Das Fliegen am PC muss kein einsames Hobby sein, man trifft sich im Internet. Stefan Zimmermann ist seit zehn Jahren bei IVAO, einem Online-Netzwerk für Piloten und Fluglotsen mit rund 2.500 aktiven Mitgliedern allein in Deutschland.

"Die anderen Flugzeuge und Teilnehmer werden als Multiplayerflugzeuge im eigenen Flugzeugsimulator dargestellt, und man hat die Möglichkeit über Text als auch über Sprache mit den Fluglotsen und den anderen Piloten in Kontakt zu treten und dort auch den Sprechfunk darzustellen."

Alles wie im echten Leben, sagt Stefan Zimmermann und er weiß, wovon er spricht. Mittlerweile hat er eine Privatfluglizenz und arbeitet als Fluglotse. Frauen sind auf der Messe stark unterrepräsentiert. Kein Wunder: Im Deutsche Flugsimulatoren Club sind nur zwei, sagt eine der beiden, Claudia Schmitz-Groner. Vor über 20 Jahren schenkte sie ihrem Mann einen Simulator, seitdem fliegt auch sie.

"Ich versteh keine Frau, die nicht hinter dem Hobby von ihrem Mann steht. Und sagt: Sei doch froh, dass er nicht auf dem Fußballplatz oder in der Kneipe ist, sondern weißt, wo er ist. Und es macht Spaß."

Inzwischen haben die beiden ihr Hobby zum Beruf gemacht und einen Verlag gegründet, in dem seit fünf Jahren das FS Magazin erscheint, das Fachmagazin für Flugsimulation. Chefredakteur: Ihr Mann, Bert Groner. In dem Magazin wird neue Software vorgestellt, Zubehör getestet, über Trends berichtet.
"Klar ist ein Trend zu sehen, diejenigen die Geld haben, haben in den letzten Jahren vermehrt damit begonnen, eigene Cockpits zu bauen oder bauen zu lassen. Es gibt genügend Firmen inzwischen, die Rundumsorglos-Pakete anbieten, die dann im mittleren bis höheren sechsstelligen Eurobereich liegen."
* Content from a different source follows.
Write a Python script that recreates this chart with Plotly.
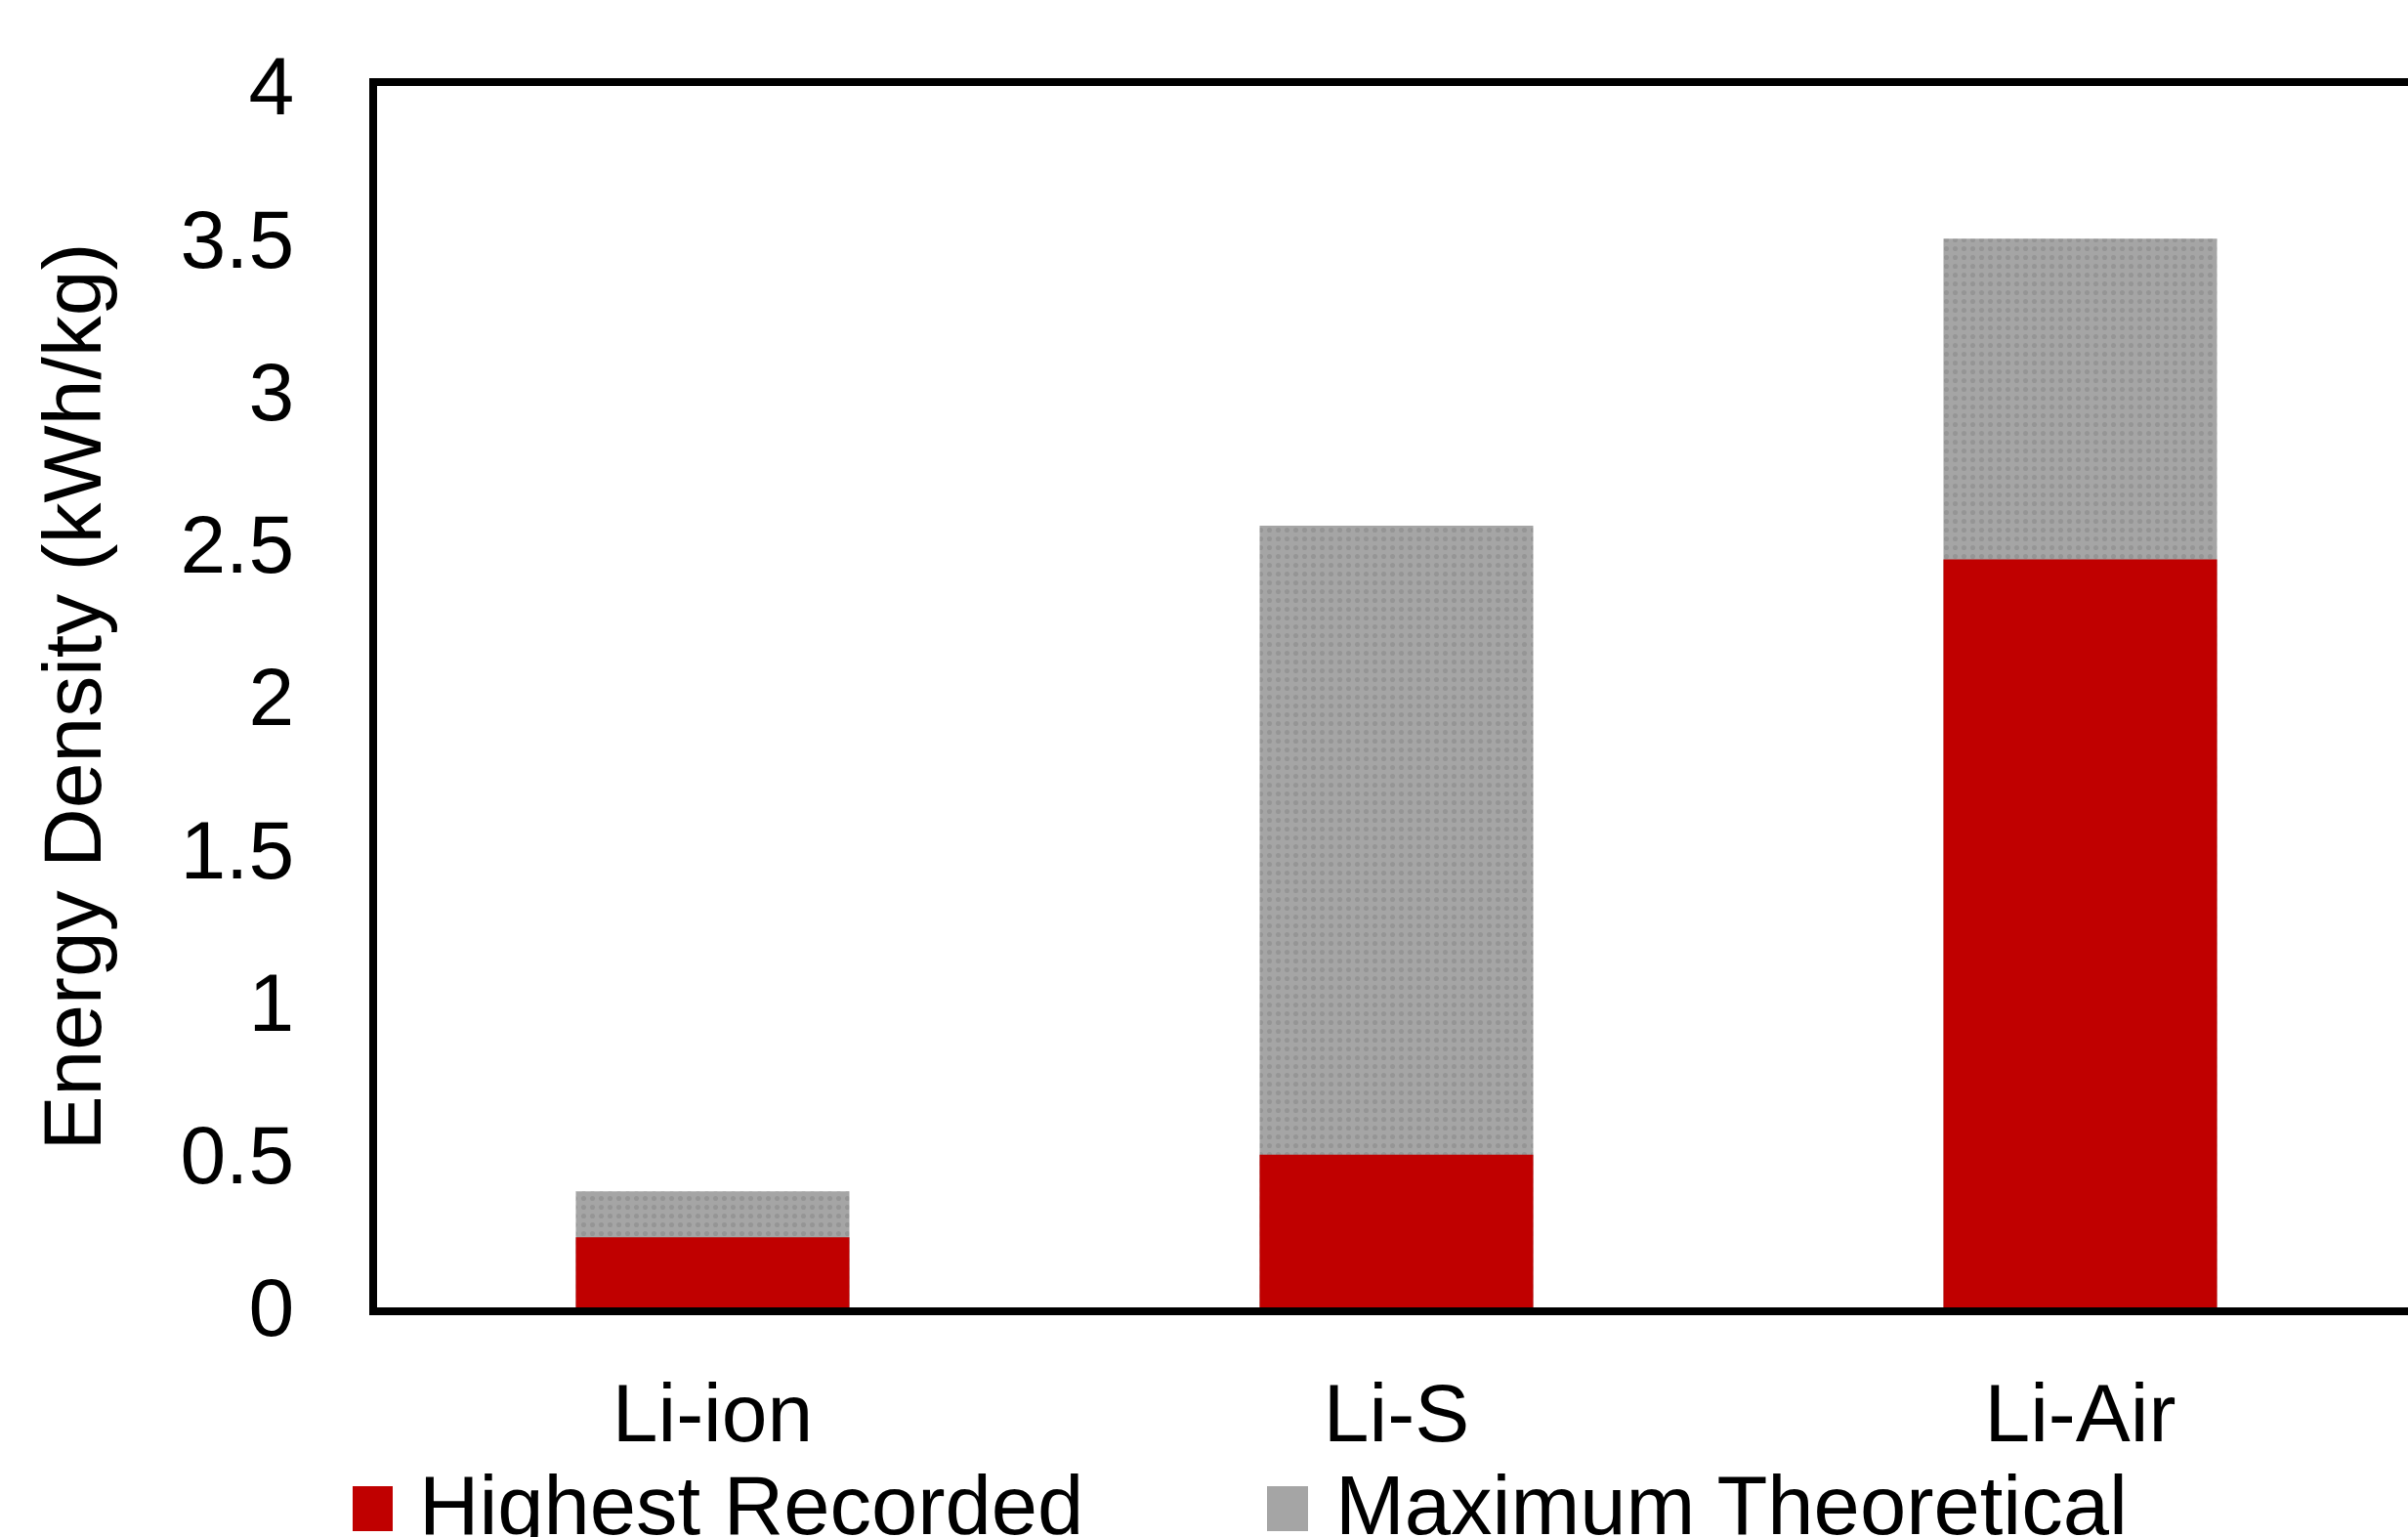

Aber: Vorsicht ist angebracht:

"Ich warne davor, sich zu verschulden. Ich kenne also genügend Fälle, seitlich des Clubs, seitlich der Leserschaft, die sagen: Was soll ich tun, ich habe hier einen Kredit von 50.000 Euro, ich kann es nicht mehr zurück zahlen. Es sind also teilweise Tragödien, die da entstehen und das sollte unterbleiben."

Also aufgepasst: Auch das virtuelle Fliegen ist nicht ohne Gefahren.